• EXERCISE PROMPT:
Among the records that follow, set down only the lines from the one containing "Clone this chart in seaborn and matplotlib." to the one containing "import numpy as np", both included, exactly.

• THE INPUT:
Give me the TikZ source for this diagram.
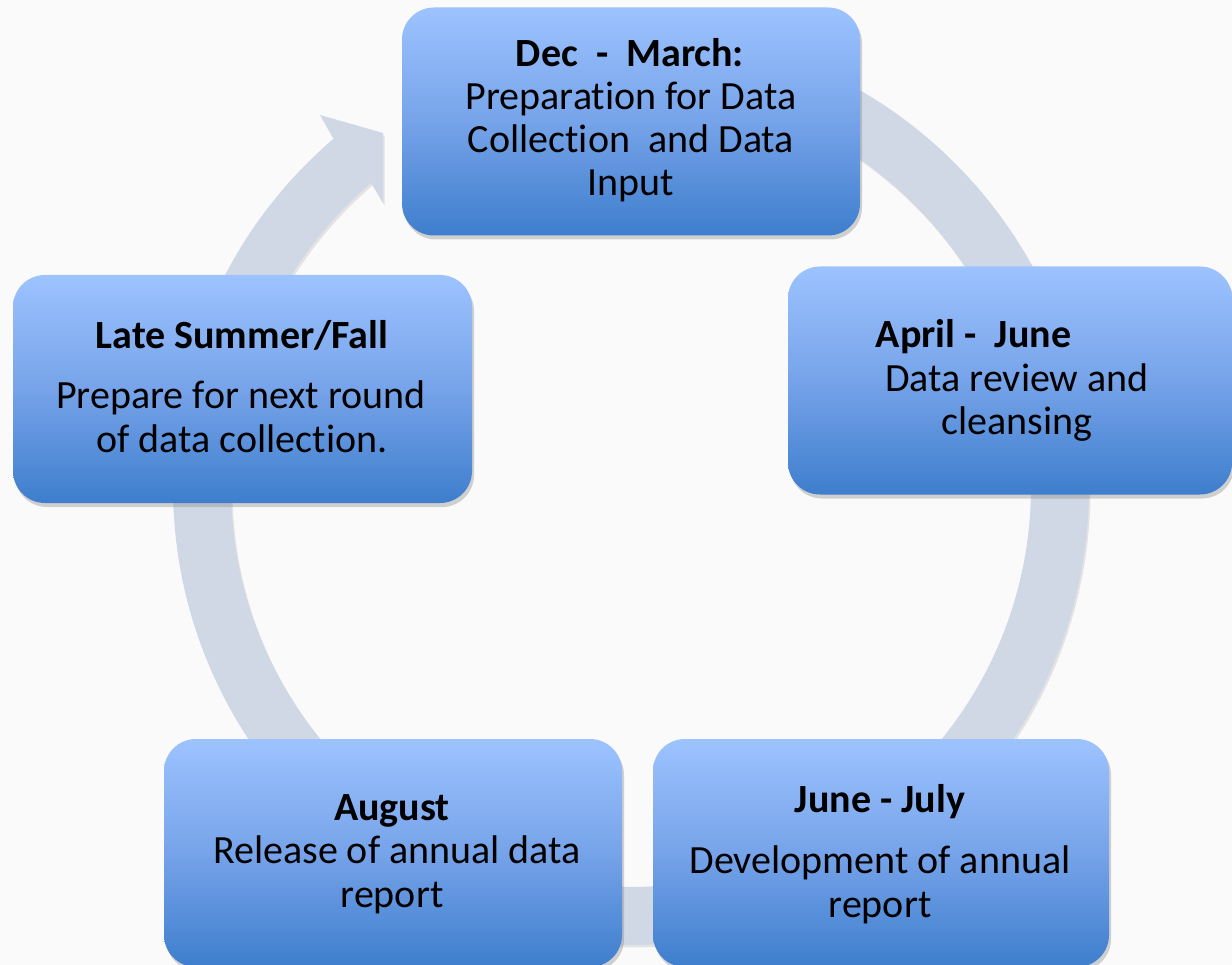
* * *
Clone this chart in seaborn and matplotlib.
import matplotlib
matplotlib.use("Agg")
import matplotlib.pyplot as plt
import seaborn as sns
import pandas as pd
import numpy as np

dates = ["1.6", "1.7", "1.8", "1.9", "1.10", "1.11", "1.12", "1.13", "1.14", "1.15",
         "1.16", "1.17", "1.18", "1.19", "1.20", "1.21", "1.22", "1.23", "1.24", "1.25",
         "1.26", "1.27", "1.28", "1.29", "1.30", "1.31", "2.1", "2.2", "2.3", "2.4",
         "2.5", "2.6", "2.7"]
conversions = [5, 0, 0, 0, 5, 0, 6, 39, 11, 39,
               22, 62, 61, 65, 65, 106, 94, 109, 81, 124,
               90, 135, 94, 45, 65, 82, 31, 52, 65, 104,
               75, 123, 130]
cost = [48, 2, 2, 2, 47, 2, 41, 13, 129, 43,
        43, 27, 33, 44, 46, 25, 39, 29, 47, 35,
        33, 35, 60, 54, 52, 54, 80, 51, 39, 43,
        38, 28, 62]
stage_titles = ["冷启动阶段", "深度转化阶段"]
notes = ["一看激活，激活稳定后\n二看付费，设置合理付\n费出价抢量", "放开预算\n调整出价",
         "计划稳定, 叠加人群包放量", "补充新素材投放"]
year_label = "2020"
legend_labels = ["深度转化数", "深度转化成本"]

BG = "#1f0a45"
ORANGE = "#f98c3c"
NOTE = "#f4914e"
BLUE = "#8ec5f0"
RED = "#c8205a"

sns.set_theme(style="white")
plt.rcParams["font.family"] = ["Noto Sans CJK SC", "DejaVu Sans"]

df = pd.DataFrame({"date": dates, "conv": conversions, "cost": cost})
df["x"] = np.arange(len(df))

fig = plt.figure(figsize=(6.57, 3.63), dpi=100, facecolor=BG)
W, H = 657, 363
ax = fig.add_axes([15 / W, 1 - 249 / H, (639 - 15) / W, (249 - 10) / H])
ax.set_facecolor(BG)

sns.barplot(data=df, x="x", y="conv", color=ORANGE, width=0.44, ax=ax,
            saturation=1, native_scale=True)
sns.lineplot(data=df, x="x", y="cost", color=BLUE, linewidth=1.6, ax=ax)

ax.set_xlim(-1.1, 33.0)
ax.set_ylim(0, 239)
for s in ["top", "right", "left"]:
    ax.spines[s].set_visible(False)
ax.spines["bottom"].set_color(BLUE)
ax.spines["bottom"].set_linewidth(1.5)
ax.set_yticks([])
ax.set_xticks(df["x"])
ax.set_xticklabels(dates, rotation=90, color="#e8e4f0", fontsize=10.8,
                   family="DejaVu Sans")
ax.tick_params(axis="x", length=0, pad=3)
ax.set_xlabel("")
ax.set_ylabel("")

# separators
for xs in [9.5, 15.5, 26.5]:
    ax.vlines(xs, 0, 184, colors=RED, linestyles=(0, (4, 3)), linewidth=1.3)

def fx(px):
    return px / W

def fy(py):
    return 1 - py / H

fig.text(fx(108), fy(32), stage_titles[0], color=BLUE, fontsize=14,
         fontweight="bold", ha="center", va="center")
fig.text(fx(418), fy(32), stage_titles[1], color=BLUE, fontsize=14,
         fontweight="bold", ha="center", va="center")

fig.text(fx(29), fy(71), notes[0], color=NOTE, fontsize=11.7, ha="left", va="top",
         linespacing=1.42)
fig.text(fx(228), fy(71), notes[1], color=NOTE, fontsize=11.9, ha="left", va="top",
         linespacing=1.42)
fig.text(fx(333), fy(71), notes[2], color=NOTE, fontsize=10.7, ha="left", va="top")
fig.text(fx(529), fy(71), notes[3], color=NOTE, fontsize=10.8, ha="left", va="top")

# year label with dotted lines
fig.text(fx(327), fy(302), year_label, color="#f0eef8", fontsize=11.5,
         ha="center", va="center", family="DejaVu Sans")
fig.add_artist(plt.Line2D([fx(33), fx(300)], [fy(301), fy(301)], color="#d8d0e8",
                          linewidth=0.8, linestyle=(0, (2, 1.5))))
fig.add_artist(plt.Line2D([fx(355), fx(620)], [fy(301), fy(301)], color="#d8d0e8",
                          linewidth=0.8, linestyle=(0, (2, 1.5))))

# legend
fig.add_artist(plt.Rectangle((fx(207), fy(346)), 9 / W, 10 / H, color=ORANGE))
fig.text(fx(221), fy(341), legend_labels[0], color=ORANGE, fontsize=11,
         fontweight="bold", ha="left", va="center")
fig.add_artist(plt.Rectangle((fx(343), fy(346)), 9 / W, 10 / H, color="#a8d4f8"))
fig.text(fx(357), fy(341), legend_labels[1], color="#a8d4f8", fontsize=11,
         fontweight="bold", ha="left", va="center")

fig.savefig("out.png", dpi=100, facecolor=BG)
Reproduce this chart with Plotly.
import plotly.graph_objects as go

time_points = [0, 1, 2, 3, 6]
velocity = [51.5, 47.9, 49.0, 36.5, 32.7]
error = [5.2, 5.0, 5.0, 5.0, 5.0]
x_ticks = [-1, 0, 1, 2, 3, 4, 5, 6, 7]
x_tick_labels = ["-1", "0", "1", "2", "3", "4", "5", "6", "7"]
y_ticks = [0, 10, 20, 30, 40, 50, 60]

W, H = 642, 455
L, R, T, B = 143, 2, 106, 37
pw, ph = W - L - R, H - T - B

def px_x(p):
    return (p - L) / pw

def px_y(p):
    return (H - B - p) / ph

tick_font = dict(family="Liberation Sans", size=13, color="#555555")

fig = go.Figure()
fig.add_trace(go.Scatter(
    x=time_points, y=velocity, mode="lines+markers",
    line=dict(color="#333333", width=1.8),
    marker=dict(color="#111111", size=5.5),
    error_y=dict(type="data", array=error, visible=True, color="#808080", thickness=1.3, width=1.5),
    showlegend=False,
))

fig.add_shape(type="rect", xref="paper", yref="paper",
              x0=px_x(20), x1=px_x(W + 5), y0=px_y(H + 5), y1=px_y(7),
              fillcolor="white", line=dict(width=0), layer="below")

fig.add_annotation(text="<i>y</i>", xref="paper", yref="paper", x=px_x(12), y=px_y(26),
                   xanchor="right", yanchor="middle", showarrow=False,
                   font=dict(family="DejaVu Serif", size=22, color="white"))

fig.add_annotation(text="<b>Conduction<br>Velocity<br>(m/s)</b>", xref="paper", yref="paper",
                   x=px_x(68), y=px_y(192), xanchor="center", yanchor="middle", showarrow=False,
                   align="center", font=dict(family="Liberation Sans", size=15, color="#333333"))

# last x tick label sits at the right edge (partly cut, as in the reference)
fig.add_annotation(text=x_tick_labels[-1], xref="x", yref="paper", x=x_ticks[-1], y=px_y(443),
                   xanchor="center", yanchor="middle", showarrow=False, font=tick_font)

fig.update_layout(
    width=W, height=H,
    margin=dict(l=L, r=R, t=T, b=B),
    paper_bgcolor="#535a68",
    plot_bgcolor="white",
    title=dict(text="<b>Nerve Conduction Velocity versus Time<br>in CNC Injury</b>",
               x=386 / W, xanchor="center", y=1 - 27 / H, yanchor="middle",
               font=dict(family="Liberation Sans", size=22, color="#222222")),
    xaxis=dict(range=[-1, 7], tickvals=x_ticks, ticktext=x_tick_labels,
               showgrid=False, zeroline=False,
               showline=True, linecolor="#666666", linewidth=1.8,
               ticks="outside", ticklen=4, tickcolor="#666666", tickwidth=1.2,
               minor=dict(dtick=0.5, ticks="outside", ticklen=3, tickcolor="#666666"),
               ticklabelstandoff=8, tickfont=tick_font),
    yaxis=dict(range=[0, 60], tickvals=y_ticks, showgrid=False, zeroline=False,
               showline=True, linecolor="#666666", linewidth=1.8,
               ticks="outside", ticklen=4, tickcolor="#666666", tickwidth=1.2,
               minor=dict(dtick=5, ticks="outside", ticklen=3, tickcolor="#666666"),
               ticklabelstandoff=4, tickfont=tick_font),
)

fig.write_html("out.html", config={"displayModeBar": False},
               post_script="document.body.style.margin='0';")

• CORRECT RESULT:
Clone this chart in seaborn and matplotlib.
import matplotlib
matplotlib.use("Agg")
import matplotlib.pyplot as plt
import seaborn as sns
import pandas as pd
import numpy as np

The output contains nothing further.